I was due to meet that day with a group expecting me to bring a word of encouragement, and I had none.

Sitting with my Bible, brain and heart empty, I found myself picturing Ezekiel in a valley full of bones.

Not just a few bones – lots of bones. In a dry, barren, lifeless place.

I flipped through my Bible to Ezekiel 37: 
“Son of man, can these bones live?”
I said, “Sovereign Lord, you alone know.”
 
Ezekiel, the man, the prophet, is an interesting study. There’s a real person there, if you read the book carefully. He’s precise about when his strange story starts: 
In the thirtieth year, in the fourth month on the fifth day, while I was among the exiles by the Kebar River. 
And he’s precise as words allow about all he sees and hears, although he’s clear that the words available don’t quite fit, that his experience is beyond language. It’s all “like” something, like the appearance of something – several removes from what it really was: 
Like the appearance of a rainbow in the clouds on a rainy day, so was the radiance around him.
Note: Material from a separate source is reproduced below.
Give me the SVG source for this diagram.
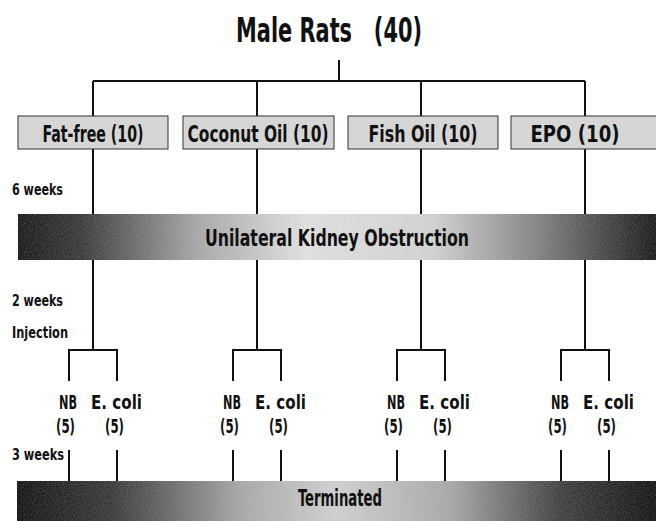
<svg xmlns="http://www.w3.org/2000/svg" width="656" height="521" viewBox="0 0 656 521">
<style>
  .t{font-family:"Liberation Sans Narrow","DejaVu Sans Condensed","Liberation Sans",sans-serif;font-weight:bold;fill:#111}
  .title{font-size:33px}
  .box{fill:#d6d6d6;stroke:#333;stroke-width:1}
  .bt{font-size:23px;text-anchor:middle}
  .side{font-size:15px}
  .lab{font-size:20px}
  .band{font-size:23px;text-anchor:middle}
  .ln{stroke:#111;stroke-width:2;fill:none}
</style>
<defs>
  <linearGradient id="g1" x1="0" y1="0" x2="1" y2="0">
    <stop offset="0" stop-color="#1a1a1a"/>
    <stop offset="0.1" stop-color="#3a3a3a"/>
    <stop offset="0.28" stop-color="#a8a8a8"/>
    <stop offset="0.45" stop-color="#e2e2e2"/>
    <stop offset="0.65" stop-color="#d4d4d4"/>
    <stop offset="0.82" stop-color="#808080"/>
    <stop offset="1" stop-color="#1a1a1a"/>
  </linearGradient>
  <linearGradient id="g2" x1="0" y1="0" x2="1" y2="0">
    <stop offset="0" stop-color="#141414"/>
    <stop offset="0.15" stop-color="#3a3a3a"/>
    <stop offset="0.35" stop-color="#a8a8a8"/>
    <stop offset="0.5" stop-color="#d2d2d2"/>
    <stop offset="0.68" stop-color="#a8a8a8"/>
    <stop offset="0.85" stop-color="#404040"/>
    <stop offset="1" stop-color="#141414"/>
  </linearGradient>
  <filter id="speck" x="0" y="0" width="1" height="1">
    <feTurbulence type="fractalNoise" baseFrequency="0.9" numOctaves="1" seed="3"/>
    <feColorMatrix type="matrix" values="0 0 0 0 0.5  0 0 0 0 0.5  0 0 0 0 0.5  1.2 0 0 0 -0.45"/>
  </filter>
</defs>

<g id="title">
  <text class="t title" x="236" y="42" textLength="186" lengthAdjust="spacingAndGlyphs" xml:space="preserve">Male Rats   (40)</text>
</g>

<g id="connectors">
  <path class="ln" d="M339 60V81M93 81H585M93 81V116M257 81V116M421 81V116M585 81V116"/>
  <path class="ln" d="M93 149V214M257 149V214M421 149V214M585 149V214"/>
  <path class="ln" d="M93 260V350M257 260V350M421 260V350M585 260V350"/>
  <path class="ln" d="M69 381V350H117V381M233 381V350H281V381M397 381V350H445V381M561 381V350H609V381"/>
  <path class="ln" d="M69 450V481M117 450V481M233 450V481M281 450V481M397 450V481M445 450V481M561 450V481M609 450V481"/>
</g>

<g id="fatfree"><rect class="box" x="18" y="116" width="150" height="33"/><text class="t bt" x="93" y="142" textLength="101" lengthAdjust="spacingAndGlyphs">Fat-free (10)</text></g>
<g id="coconut"><rect class="box" x="183" y="116" width="151" height="33"/><text class="t bt" x="258" y="142" textLength="141" lengthAdjust="spacingAndGlyphs">Coconut Oil (10)</text></g>
<g id="fish"><rect class="box" x="348" y="116" width="150" height="33"/><text class="t bt" x="423" y="142" textLength="109" lengthAdjust="spacingAndGlyphs">Fish Oil (10)</text></g>
<g id="epo"><rect class="box" x="511" y="116" width="150" height="33"/><text class="t bt" x="575" y="142" textLength="89" lengthAdjust="spacingAndGlyphs">EPO (10)</text></g>

<g id="labels">
  <text class="t side" x="12" y="195" textLength="51" lengthAdjust="spacingAndGlyphs">6 weeks</text>
  <text class="t side" x="12" y="306" textLength="51" lengthAdjust="spacingAndGlyphs">2 weeks</text>
  <text class="t side" x="12" y="338" textLength="56" lengthAdjust="spacingAndGlyphs">Injection</text>
  <text class="t side" x="12" y="460" textLength="52" lengthAdjust="spacingAndGlyphs">3 weeks</text>
</g>

<g id="obstruction">
  <rect x="18" y="214" width="638" height="46" fill="url(#g1)"/>
  <rect x="18" y="214" width="638" height="46" filter="url(#speck)" opacity="0.5"/>
  <text class="t band" x="337" y="246" textLength="264" lengthAdjust="spacingAndGlyphs">Unilateral Kidney Obstruction</text>
</g>

<g id="g1nb"><text class="t lab" x="59" y="409" textLength="18" lengthAdjust="spacingAndGlyphs">NB</text><text class="t lab" x="56" y="433" textLength="19" lengthAdjust="spacingAndGlyphs">(5)</text></g>
<g id="g1ec"><text class="t lab" x="91" y="409" textLength="51" lengthAdjust="spacingAndGlyphs">E. coli</text><text class="t lab" x="105" y="433" textLength="19" lengthAdjust="spacingAndGlyphs">(5)</text></g>
<g id="g2nb"><text class="t lab" x="223" y="409" textLength="18" lengthAdjust="spacingAndGlyphs">NB</text><text class="t lab" x="220" y="433" textLength="19" lengthAdjust="spacingAndGlyphs">(5)</text></g>
<g id="g2ec"><text class="t lab" x="255" y="409" textLength="51" lengthAdjust="spacingAndGlyphs">E. coli</text><text class="t lab" x="269" y="433" textLength="19" lengthAdjust="spacingAndGlyphs">(5)</text></g>
<g id="g3nb"><text class="t lab" x="387" y="409" textLength="18" lengthAdjust="spacingAndGlyphs">NB</text><text class="t lab" x="384" y="433" textLength="19" lengthAdjust="spacingAndGlyphs">(5)</text></g>
<g id="g3ec"><text class="t lab" x="419" y="409" textLength="51" lengthAdjust="spacingAndGlyphs">E. coli</text><text class="t lab" x="433" y="433" textLength="19" lengthAdjust="spacingAndGlyphs">(5)</text></g>
<g id="g4nb"><text class="t lab" x="551" y="409" textLength="18" lengthAdjust="spacingAndGlyphs">NB</text><text class="t lab" x="548" y="433" textLength="19" lengthAdjust="spacingAndGlyphs">(5)</text></g>
<g id="g4ec"><text class="t lab" x="583" y="409" textLength="51" lengthAdjust="spacingAndGlyphs">E. coli</text><text class="t lab" x="597" y="433" textLength="19" lengthAdjust="spacingAndGlyphs">(5)</text></g>

<g id="terminated">
  <rect x="17" y="481" width="639" height="40" fill="url(#g2)"/>
  <rect x="17" y="481" width="639" height="40" filter="url(#speck)" opacity="0.5"/>
  <text class="t band" x="340" y="506" textLength="84" lengthAdjust="spacingAndGlyphs">Terminated</text>
</g>
</svg>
This was the appearance of the likeness of the glory of the Lord. 
In a book full of overwhelming sights and difficult instructions, Ezekiel reports as calmly as he can, with only small hints of his personal response. Twice he simply reports himself falling facedown; once he describes sitting by the river “for seven days – overwhelmed.”

But he says nothing of his emotional state in the valley of dry bones.

An alternative translation of Ezekiel 37, by Rabbi Arthur Waskow, offers insight:  
The hand of YHWH, the Breath of Life, was on me,
And in a rushing-breath YHWH brought me forth
and set me in the center of a valley -
Full of bones!
- And led me all around them, all around.
Here! - Very many on the face of the valley,
and here! - utterly dry.
And said to me;
"Child of Adam, earthling, can these bones live?"
I said - "Pillar of the World, Breath of Life -
You know-it-in-your-heart, and only you."
 
Today is the first day in the liturgical year – the first Sunday of Advent. In the Anglican tradition, we’ll light the first of four advent candles, read the words of Mark 13:24-37, celebrate the promise of Christ’s second coming.

And we’ll speak of hope.

The hope of earthlings, children of Adam, waiting for the Pillar of the World, Breath of Life, to breath his life into our dead, dry bones.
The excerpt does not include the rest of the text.